AAP leaders said the party will contest all 243 seats independently, using the “Kejriwal model of governance”—focused on education, healthcare, and public welfare—that has already been implemented in Delhi and Punjab. The party’s campaign will centre on issues of migration, unemployment, and inflation, which it says have worsened under successive state governments.
“Bihar’s youth are leaving the state in search of work, inflation has eroded livelihoods, and corruption continues unchecked. The people of Bihar deserve an alternative built on honesty and development,” said Ajesh Yadav.
The announcement comes even as seat-sharing negotiations continue within both the NDA and the Grand Alliance, neither of which has finalised its lists. Grand Alliance ally Mukesh Sahni recently said the agreement among partners has been reached and will soon be made public, while Union Minister Dharmendra Pradhan has been holding back-to-back meetings with NDA allies in Patna to finalise the seat formula.
The Aam Aadmi Party’s first list of candidates includes:
- Dr Meera Singh – Begusarai (Begusarai)
- Yogi Chaupal – Kusheshwarsthan (Darbhanga)

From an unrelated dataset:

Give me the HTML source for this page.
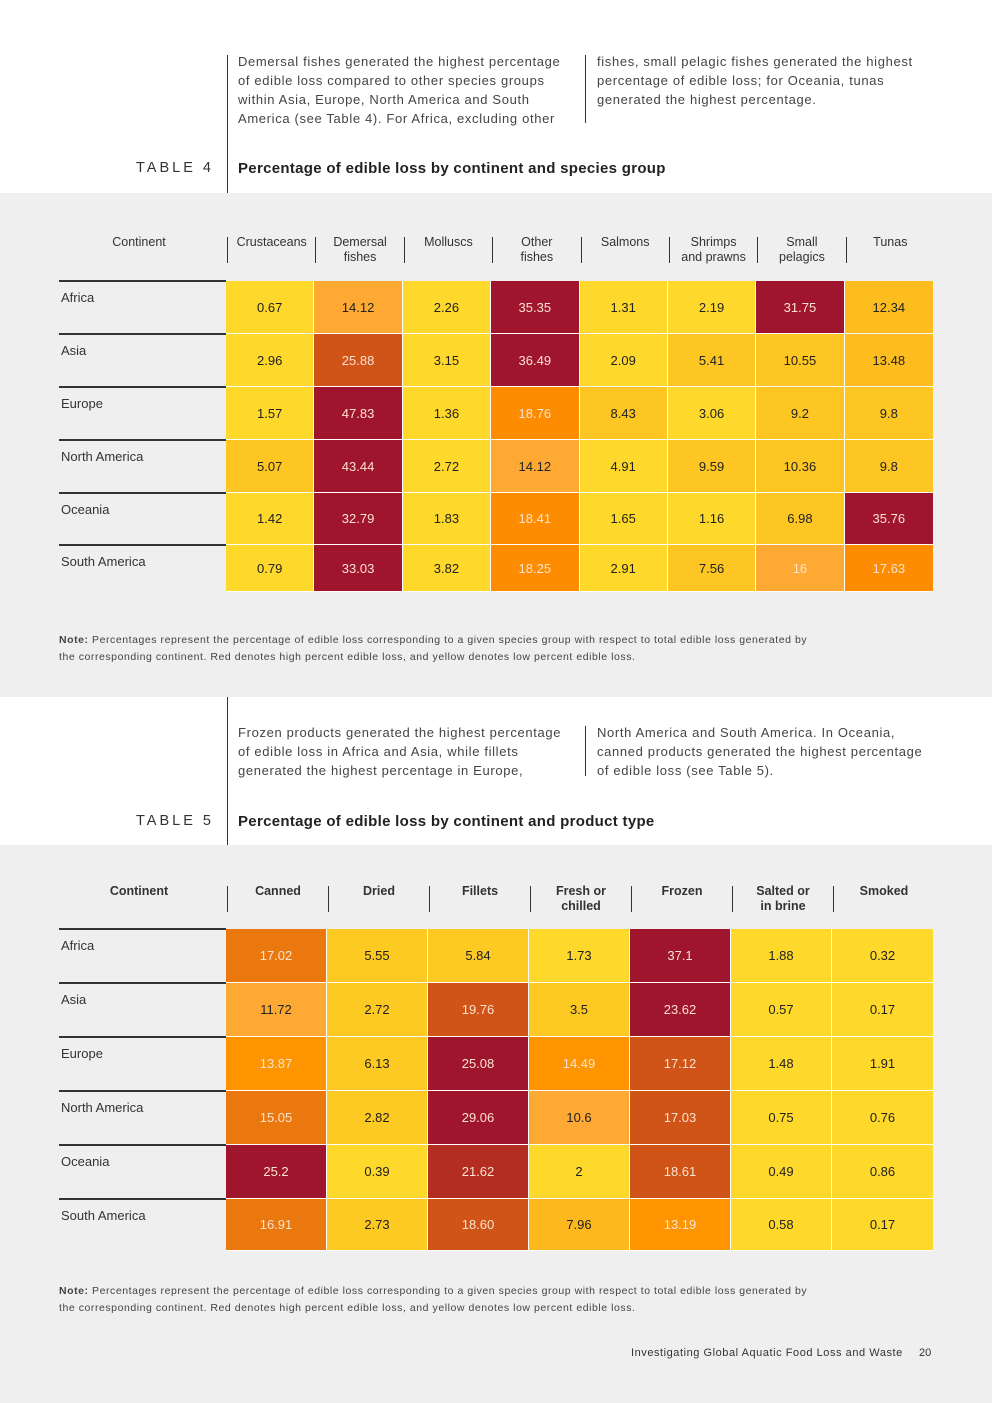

- Amit Kumar Singh – Taraiya (Saran)
- Bhanu Bharatiya – Kasba (Purnia)
- Shubhada Yadav – Benipatti (Madhubani)
- Arun Kumar Rajak – Phulwari Sharif (Patna)
- Dr Pankaj Kumar – Bankipur (Patna)
- Ashraf Alam – Kishanganj (Kishanganj)
- Akhilesh Narayan Thakur – Parihar (Sitamarhi)
- Ashok Kumar Singh – Govindganj (Motihari)
- Former Captain Dharamraj Singh – Buxar (Buxar)
While the JD (U) and BJP are expected to reveal their seat-sharing arrangement within a week, AAP’s early announcement signals its intent to position itself as a third alternative in Bihar’s bipolar political landscape.
State president Rakesh Yadav said, “We are not here to be anyone’s B-team. We are here to offer Bihar a genuine alternative — a politics of performance, not promises.”